Maßlose Polizeinotwehr

Die Regensburger Staatsanwaltschaft hat das Verfahren gegen zwei Polizisten eingestellt, die im April 2009 einen Studenten erschossen haben: Die Beamten hätten in Notwehr bzw. Nothilfe gehandelt.

Tennessee Eisenberg hatte seinen Mitbewohner mit einem Küchenmesser bedroht. Dieser entkam und alarmierte die Polizei: Eisenberg wolle sich nun selbst das Leben nehmen. Zum Tatort fuhren statt einem Psychologen acht Streifenbeamte, die dem 24jährigen an der Wohnungstür mit dem Kommando „Messer weg" gegenübertraten. Als Eisenberg langsam auf die Polizisten zuging, wichen sie ins Treppenhaus zurück. Weder durch Pfefferspray noch durch massiven Schlagstockeinsatz sei der Student aufzuhalten gewesen, er habe nur gelacht. Am Fuß der Treppe kam es dann zu 16 Schüssen aus kurzer Entfernung, 12 Kugeln trafen, davon sieben von hinten. Die Beamten fühlten sich durch das Messer in Eisenbergs Hand bedroht. Für die Staatsanwaltschaft stellte die „Szene wie im Zombiefilm" (Süddeutsche Zeitung [SZ]) eine ununterbrochene Notwehr- bzw. Nothilfelage dar.

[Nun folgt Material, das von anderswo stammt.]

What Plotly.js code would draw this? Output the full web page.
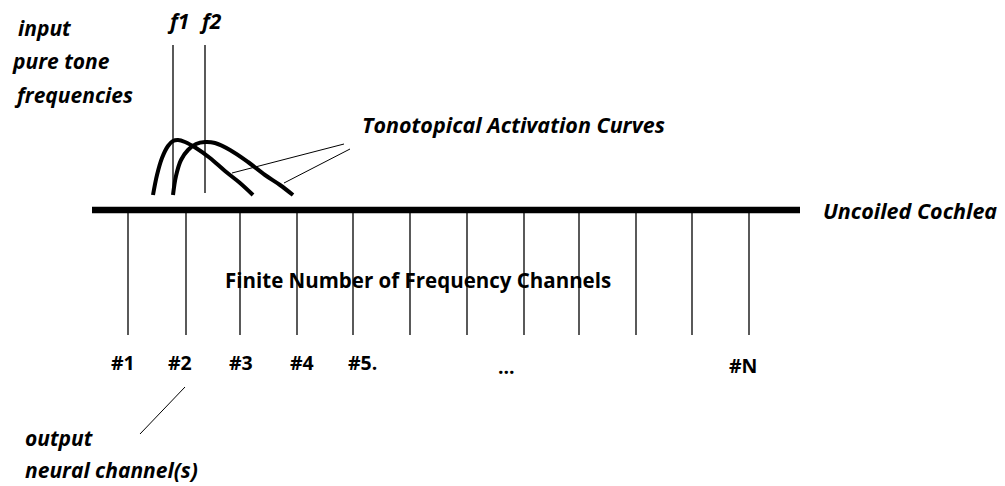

Die Angehörigen, die den schmächtigen Tennessee als sanftmütig beschreiben, bezweifelten diese Version von Anfang an (www.tennessee-eisenberg.de). Ein von ihnen eingeholtes Gutachten ergab, dass der Student Durchschüsse an Knie und Oberarm, einen Steckschuss in der Lunge und weitere Treffer an den Extremitäten erlitten hatte, bevor er tödlich getroffen wurde. Spuren von Pfefferspray wies er nur an der Kleidung, nicht aber im Gesicht auf; Drogen oder Alkohol waren nicht im Spiel. Für die Anwälte der Familie belegen besonders die ballistische Untersuchung und ein Blutspritzer neben der Haustür, dass jedenfalls bei Abgabe der tödlichen Schüsse kein Polizist mehr in Gefahr war. Die Staatsanwaltschaft habe „objektive und eindeutige Spuren" ignoriert.

Ein drastisches Beispiel für den verbreiteten Umgang mit Polizeigewalt, wie auch die SZ kommentierte: Es würde sicher Anklage erhoben, „wenn der Tote ein Polizist und die Schützen Studenten gewesen wären". Denn selbst wer § 32 StGB - entgegen dem für hoheitliches Handeln geltenden Gesetzesvorbehalt - auf polizeiliche Todesschüsse anwendet, kann hier nur schwer zu einer Rechtfertigung gelangen: Niemand behauptet, dass Eisenberg konkret zu einem Angriff angesetzt habe, und mehrere Beamte müssten einen Schwerverletzten auch anders überwältigen können. Jedenfalls bestehen enge Gebotenheitsgrenzen für Notwehrhandlungen, wenn sich der Angreifer in einer erkennbaren psychischen Ausnahmesituation befindet.

Die letzte Chance auf eine gerichtliche Untersuchung bietet nun das Klageerzwingungsverfahren.